Glossary term
Reserve Fund
A reserve fund is money set aside for a specific future need, risk, obligation, or financial cushion.
Updated
Read time
What Is a Reserve Fund?
A reserve fund is money set aside for a specific future need, obligation, risk, or financial cushion. Households, businesses, nonprofits, homeowners associations, governments, and bond issuers all use reserve funds, but the purpose and rules differ by context.
The common idea is preparedness. A reserve fund separates money from ordinary operating cash so it is available when a known or likely need appears: repairs, debt service, emergencies, insurance deductibles, cash-flow gaps, or legally restricted spending.
Key Takeaways
- A reserve fund sets aside money for a defined purpose or risk.
- Reserve funds can support emergencies, maintenance, debt payments, budget stability, or restricted projects.
- The right reserve level depends on volatility, obligations, access to credit, and replacement costs.
- A reserve fund is not automatically excess cash; it may be restricted, committed, or needed for financial resilience.
- Underfunded reserves can lead to borrowing, special assessments, service cuts, or forced asset sales.
How Reserve Funds Work
A reserve fund usually has a target balance, permitted uses, replenishment rules, and governance controls. A household may keep an emergency reserve in a savings account. A business may maintain a cash reserve for payroll and supplier obligations. A homeowners association may build a reserve for roofs, elevators, paving, and other major repairs. A bond issuer may maintain a debt service reserve fund to support timely bond payments.
The accounting label matters.
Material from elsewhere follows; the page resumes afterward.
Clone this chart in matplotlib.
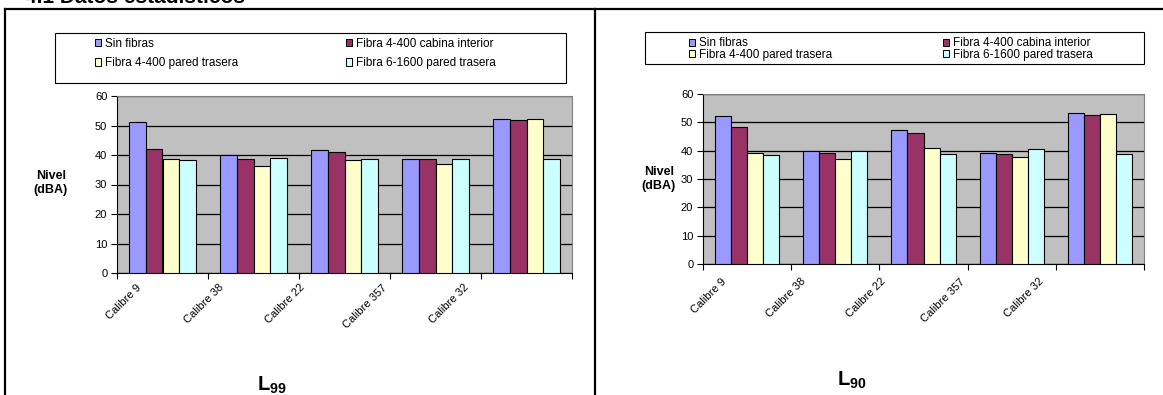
import matplotlib
matplotlib.use("Agg")
import matplotlib.pyplot as plt
from matplotlib.patches import Patch
from matplotlib.lines import Line2D
from matplotlib.transforms import ScaledTranslation
import numpy as np

# ---- data ----
categories = ["Calibre 9", "Calibre 38", "Calibre 22", "Calibre 357", "Calibre 32"]
series_names = ["Sin fibras", "Fibra 4-400 cabina interior",
                "Fibra 4-400 pared trasera", "Fibra 6-1600 pared trasera"]

l99_sin_fibras = [51.1, 40.0, 41.8, 38.8, 52.1]
l99_cabina_interior = [41.9, 38.8, 41.0, 38.8, 51.8]
l99_pared_trasera = [38.8, 36.2, 38.2, 36.8, 52.1]
l99_fibra_6_1600 = [38.4, 39.1, 38.8, 38.8, 38.8]

l90_sin_fibras = [52.4, 39.9, 47.3, 39.2, 53.2]
l90_cabina_interior = [48.3, 39.2, 46.4, 39.0, 52.6]
l90_pared_trasera = [39.2, 37.0, 41.1, 37.6, 53.0]
l90_fibra_6_1600 = [38.6, 39.9, 39.0, 40.7, 39.0]

y_ticks = [0, 10, 20, 30, 40, 50, 60]
series_colors = ["#9999FF", "#993366", "#FFFFCC", "#CCFFFF"]

# ---- style ----
plt.rcParams["font.family"] = ["Liberation Sans", "DejaVu Sans"]
plt.rcParams["mathtext.fontset"] = "custom"
plt.rcParams["mathtext.rm"] = "Liberation Sans"
plt.rcParams["mathtext.bf"] = "Liberation Sans:bold"

W, H = 1163, 395
fig = plt.figure(figsize=(W / 100, H / 100), dpi=100)


def fx(x):
    return x / W


def fy(y):
    return 1 - y / H


def panel(plot_px, series, legend_px, legend_cols_x, legend_mid_y, legend_gap,
          label_drop, ylabel_xy, title_text, title_xy):
    x0, y0, x1, y1 = plot_px
    ax = fig.add_axes([fx(x0), fy(y1), fx(x1) - fx(x0), (y1 - y0) / H])
    ax.set_facecolor("#C0C0C0")
    n = len(categories)
    k = len(series)
    width = 1 / (k + 1.5)
    centers = np.arange(n) + 0.5
    for i, (vals, col) in enumerate(zip(series, series_colors)):
        ax.bar(centers + (i - (k - 1) / 2) * width, vals, width,
               color=col, edgecolor="black", linewidth=0.8, zorder=3)
    ax.set_xlim(0, n)
    ax.set_ylim(y_ticks[0], y_ticks[-1])
    ax.set_yticks(y_ticks)
    ax.yaxis.grid(True, color="black", linewidth=0.9, zorder=1)
    ax.set_axisbelow(True)
    ax.set_xticks(np.arange(n + 1))
    ax.set_xticklabels([])
    ax.tick_params(axis="both", direction="out", length=4, width=0.8,
                   labelsize=8, color="black", pad=3)
    for s in ("top", "right"):
        ax.spines[s].set_color("#808080")
        ax.spines[s].set_linewidth(0.8)
    for s in ("left", "bottom"):
        ax.spines[s].set_color("black")
        ax.spines[s].set_linewidth(0.8)

    # rotated category labels
    trans = ax.get_xaxis_transform() + ScaledTranslation(0, -label_drop / 100,
                                                         fig.dpi_scale_trans)
    for i, lab in enumerate(categories):
        ax.text(0.25 + 0.9 * i, 0, lab, transform=trans, rotation=45,
                rotation_mode="anchor", ha="right", va="center", fontsize=8)

    # legend box
    lx0, ly0, lx1, ly1 = legend_px
    fig.patches.append(plt.Rectangle((fx(lx0), fy(ly1)), fx(lx1) - fx(lx0), (ly1 - ly0) / H,
                                     transform=fig.transFigure, fill=False,
                                     edgecolor="black", linewidth=0.8))
    for c, cx in enumerate(legend_cols_x):
        idx = [c, c + 2]
        handles = [Patch(facecolor=series_colors[j], edgecolor="black", linewidth=0.7)
                   for j in idx]
        fig.legend(handles, [series_names[j] for j in idx], loc="center left",
                   bbox_to_anchor=(fx(cx), fy(legend_mid_y)), frameon=False,
                   fontsize=8.5, handlelength=0.55, handleheight=0.55,
                   handletextpad=0.3, borderpad=0, borderaxespad=0,
                   labelspacing=legend_gap)

    fig.text(fx(ylabel_xy[0]), fy(ylabel_xy[1]), "Nivel\n(dBA)", ha="center",
             va="center", fontsize=9, fontweight="bold", linespacing=1.3)
    fig.text(fx(title_xy[0]), fy(title_xy[1]), title_text, ha="left",
             va="baseline", fontsize=14.5)
    return ax


panel((117, 96, 572, 273),
      [l99_sin_fibras, l99_cabina_interior, l99_pared_trasera, l99_fibra_6_1600],
      (55, 33, 566, 83), (95, 346), 53.5, 0.62, 13,
      (51, 183), r"$\mathbf{L}_{\mathbf{99}}$", (257, 391))

panel((703, 94, 1144, 264),
      [l90_sin_fibras, l90_cabina_interior, l90_pared_trasera, l90_fibra_6_1600],
      (645, 32, 1144, 64), (689, 943), 49, -0.05, 16,
      (659, 179), r"$\mathbf{L}_{\mathbf{90}}$", (837, 386))

# page frame around the two charts
lw = 1.6
fig.add_artist(Line2D([fx(5), fx(5)], [0, fy(9)], transform=fig.transFigure,
                      color="black", linewidth=lw))
fig.add_artist(Line2D([fx(5), 1], [fy(9), fy(9)], transform=fig.transFigure,
                      color="black", linewidth=lw))
fig.add_artist(Line2D([fx(595), fx(595)], [0, fy(9)], transform=fig.transFigure,
                      color="black", linewidth=lw))

# section heading above the frame
fig.text(fx(25), fy(3), "4.1 Datos estadísticos", ha="left", va="baseline",
         fontsize=15, fontweight="bold")

fig.savefig("out.png", dpi=100, facecolor="white")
In government and nonprofit settings, reserves may be restricted by law, committed by governing action, assigned for a purpose, or simply unassigned fund balance. In household language, the same concept is often called an emergency fund or sinking fund.
Common Types of Reserve Funds
Reserve type | Purpose |
|---|---|
Emergency reserve | Covers unexpected income loss or urgent expenses. |
Capital reserve | Funds major repairs, replacements, or equipment purchases. |
Debt service reserve | Supports scheduled principal and interest payments. |
Operating reserve | Stabilizes cash flow during revenue timing gaps or downturns. |
Insurance reserve | Helps absorb deductibles, claims, or self-insured losses. |
How Much Is Enough?
There is no universal reserve target. A stable household with two incomes and low fixed costs may need a different cushion than a one-income household with variable income. A business with predictable subscription revenue may need less operating liquidity than a cyclical contractor. A local government with volatile sales-tax receipts may need a stronger general fund reserve than one with stable property-tax revenue.
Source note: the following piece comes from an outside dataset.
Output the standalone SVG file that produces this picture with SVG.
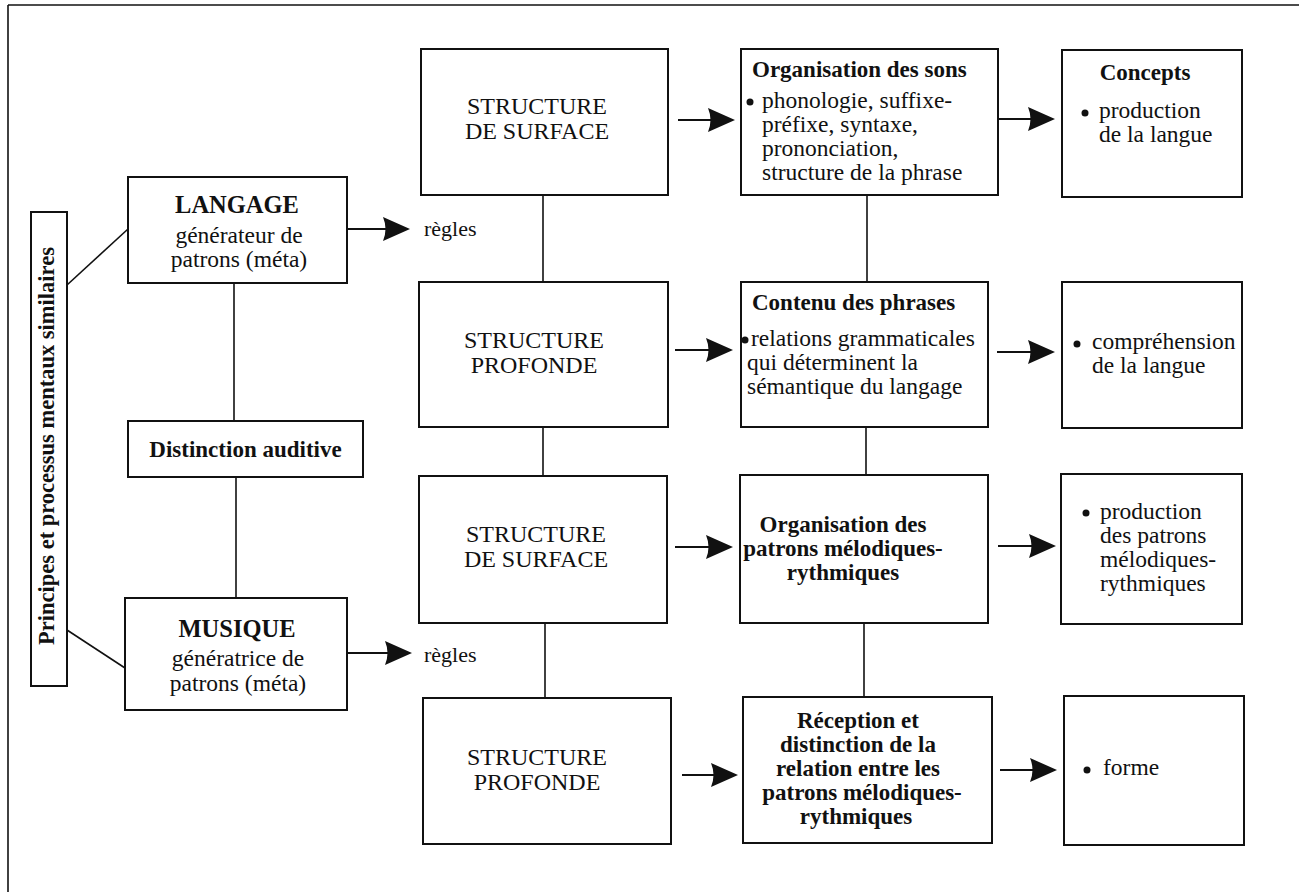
<svg xmlns="http://www.w3.org/2000/svg" width="1299" height="892" viewBox="0 0 1299 892">
<style>
  .box { fill: #fff; stroke: #111; stroke-width: 2; }
  .ln { stroke: #111; stroke-width: 1.6; fill: none; }
  .arr { stroke: #111; stroke-width: 2.2; fill: none; marker-end: url(#head); }
  text { font-family: "Liberation Serif", "Times New Roman", serif; fill: #111; }
  .r { font-size: 23.5px; }
  .b { font-size: 23px; font-weight: bold; }
  .cap { font-size: 24px; }
  .big { font-size: 24.5px; font-weight: bold; }
  .mid { text-anchor: middle; }
  .dot { fill: #111; }
</style>
<defs>
  <marker id="head" markerUnits="userSpaceOnUse" markerWidth="28" markerHeight="26" viewBox="0 0 28 26" refX="22" refY="13" orient="auto">
    <path d="M0,1 L27,13 L0,25 Q5,13 0,1 Z" fill="#111"/>
  </marker>
</defs>
<rect width="1299" height="892" fill="#fff"/>
<g id="frame">
  <line class="ln" x1="8" y1="5" x2="1299" y2="5" stroke-width="2"/>
  <line class="ln" x1="8" y1="5" x2="8" y2="892" stroke-width="2"/>
</g>
<g id="connectors">
  <line class="ln" x1="67" y1="285" x2="128" y2="229"/>
  <line class="ln" x1="67" y1="630" x2="125" y2="668"/>
  <line class="ln" x1="234" y1="283" x2="234" y2="421"/>
  <line class="ln" x1="236" y1="477" x2="236" y2="598"/>
  <line class="ln" x1="543" y1="195" x2="543" y2="282"/>
  <line class="ln" x1="543" y1="427" x2="543" y2="476"/>
  <line class="ln" x1="545" y1="623" x2="545" y2="698"/>
  <line class="ln" x1="867" y1="195" x2="867" y2="282"/>
  <line class="ln" x1="866" y1="427" x2="866" y2="475"/>
  <line class="ln" x1="864" y1="623" x2="864" y2="697"/>
  <line class="arr" x1="347" y1="229" x2="405" y2="229"/>
  <line class="arr" x1="347" y1="653" x2="407" y2="653"/>
  <line class="arr" x1="678" y1="120" x2="730" y2="120"/>
  <line class="arr" x1="675" y1="350" x2="728" y2="350"/>
  <line class="arr" x1="675" y1="547" x2="728" y2="547"/>
  <line class="arr" x1="682" y1="775" x2="733" y2="775"/>
  <line class="arr" x1="998" y1="119" x2="1050" y2="119"/>
  <line class="arr" x1="997" y1="352" x2="1050" y2="352"/>
  <line class="arr" x1="998" y1="546" x2="1051" y2="546"/>
  <line class="arr" x1="1000" y1="770" x2="1052" y2="770"/>
  <text class="r" x="424" y="236" style="font-size:22px">règles</text>
  <text class="r" x="424" y="662" style="font-size:22px">règles</text>
</g>
<g id="principes">
  <rect class="box" x="31" y="212" width="36" height="474"/>
  <text class="mid" transform="translate(54,446) rotate(-90)" style="font-size:22.5px;font-weight:bold">Principes et processus mentaux similaires</text>
</g>
<g id="langage">
  <rect class="box" x="128" y="177" width="219" height="106"/>
  <text class="big mid" x="237" y="213">LANGAGE</text>
  <text class="r mid" x="239" y="243">générateur de</text>
  <text class="r mid" x="239" y="267">patrons (méta)</text>
</g>
<g id="distinction">
  <rect class="box" x="128" y="421" width="235" height="56"/>
  <text class="b mid" x="245.5" y="457">Distinction auditive</text>
</g>
<g id="musique">
  <rect class="box" x="125" y="598" width="222" height="112"/>
  <text class="big mid" x="237" y="637">MUSIQUE</text>
  <text class="r mid" x="238" y="666">génératrice de</text>
  <text class="r mid" x="238" y="691">patrons (méta)</text>
</g>
<g id="surface1">
  <rect class="box" x="421" y="49" width="247" height="146"/>
  <text class="cap mid" x="537" y="114">STRUCTURE</text>
  <text class="cap mid" x="537" y="139">DE SURFACE</text>
</g>
<g id="profonde1">
  <rect class="box" x="419" y="282" width="249" height="145"/>
  <text class="cap mid" x="534" y="348">STRUCTURE</text>
  <text class="cap mid" x="534" y="373">PROFONDE</text>
</g>
<g id="surface2">
  <rect class="box" x="419" y="476" width="248" height="147"/>
  <text class="cap mid" x="536" y="542">STRUCTURE</text>
  <text class="cap mid" x="536" y="567">DE SURFACE</text>
</g>
<g id="profonde2">
  <rect class="box" x="423" y="698" width="248" height="146"/>
  <text class="cap mid" x="537" y="765">STRUCTURE</text>
  <text class="cap mid" x="537" y="790">PROFONDE</text>
</g>
<g id="sons">
  <rect class="box" x="741" y="49" width="257" height="146"/>
  <text class="b" x="752" y="77">Organisation des sons</text>
  <circle class="dot" cx="750" cy="102" r="3.5"/>
  <text class="r" x="762" y="108">phonologie, suffixe-</text>
  <text class="r" x="762" y="132">préfixe, syntaxe,</text>
  <text class="r" x="762" y="156">prononciation,</text>
  <text class="r" x="762" y="180">structure de la phrase</text>
</g>
<g id="contenu">
  <rect class="box" x="741" y="282" width="247" height="145"/>
  <text class="b" x="752" y="310">Contenu des phrases</text>
  <circle class="dot" cx="745" cy="340" r="3.5"/>
  <text class="r" x="751" y="346">relations grammaticales</text>
  <text class="r" x="747" y="370">qui déterminent la</text>
  <text class="r" x="747" y="394">sémantique du langage</text>
</g>
<g id="patrons">
  <rect class="box" x="740" y="475" width="248" height="148"/>
  <text class="b mid" x="843" y="532">Organisation des</text>
  <text class="b mid" x="843" y="556">patrons mélodiques-</text>
  <text class="b mid" x="843" y="580">rythmiques</text>
</g>
<g id="reception">
  <rect class="box" x="743" y="697" width="249" height="146"/>
  <text class="b mid" x="858" y="728">Réception et</text>
  <text class="b mid" x="858" y="752">distinction de la</text>
  <text class="b mid" x="858" y="776">relation entre les</text>
  <text class="b mid" x="862" y="800">patrons mélodiques-</text>
  <text class="b mid" x="856" y="824">rythmiques</text>
</g>
<g id="concepts">
  <rect class="box" x="1062" y="50" width="180" height="147"/>
  <text class="b mid" x="1145" y="80">Concepts</text>
  <circle class="dot" cx="1085" cy="113" r="3.5"/>
  <text class="r" x="1099" y="118">production</text>
  <text class="r" x="1099" y="142">de la langue</text>
</g>
<g id="comprehension">
  <rect class="box" x="1062" y="282" width="180" height="146"/>
  <circle class="dot" cx="1077" cy="344" r="3.5"/>
  <text class="r" x="1092" y="349">compréhension</text>
  <text class="r" x="1092" y="373">de la langue</text>
</g>
<g id="production">
  <rect class="box" x="1061" y="474" width="181" height="150"/>
  <circle class="dot" cx="1086" cy="513" r="3.5"/>
  <text class="r" x="1100" y="519">production</text>
  <text class="r" x="1100" y="543">des patrons</text>
  <text class="r" x="1100" y="567">mélodiques-</text>
  <text class="r" x="1100" y="591">rythmiques</text>
</g>
<g id="forme">
  <rect class="box" x="1064" y="696" width="180" height="149"/>
  <circle class="dot" cx="1087" cy="770" r="3.5"/>
  <text class="r" x="1103" y="775">forme</text>
</g>
</svg>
Useful reserve policies usually define the purpose, minimum level, target level, maximum level, authorized uses, and replenishment plan. Without those rules, reserves can become too easy to raid during normal budget pressure or too large to justify when other needs are underfunded.
Financial Consequences
A reserve fund reduces liquidity stress. It can prevent expensive borrowing, late payments, emergency assessments, missed maintenance, and panic selling. For bond issuers, reserve funds can improve credit support by giving investors more confidence that payments will be made on time.
Reserves also have opportunity costs. Money held in a conservative reserve may earn less than long-term investments or may be unavailable for current projects. The tradeoff is intentional: the reserve buys resilience, not maximum return.
Warning Signs
A reserve fund may be weak if it has no written policy, no target, frequent withdrawals for routine spending, no replenishment plan, or balances that do not match known future obligations. In real estate associations, underfunded reserves can lead to deferred maintenance and large special assessments. In businesses, weak reserves can turn a short revenue delay into a payroll or debt-service problem.
Excessively vague reserves can also hide financial weakness. A balance sheet may show cash, but some of that cash may be restricted, pledged, or needed for near-term obligations. The practical question is how much cash is truly available for discretionary use after reserves are honored.
The Bottom Line
A reserve fund is money set aside before it is needed. It is a financial shock absorber, but it works only when the purpose, target balance, access rules, and replenishment plan are clear.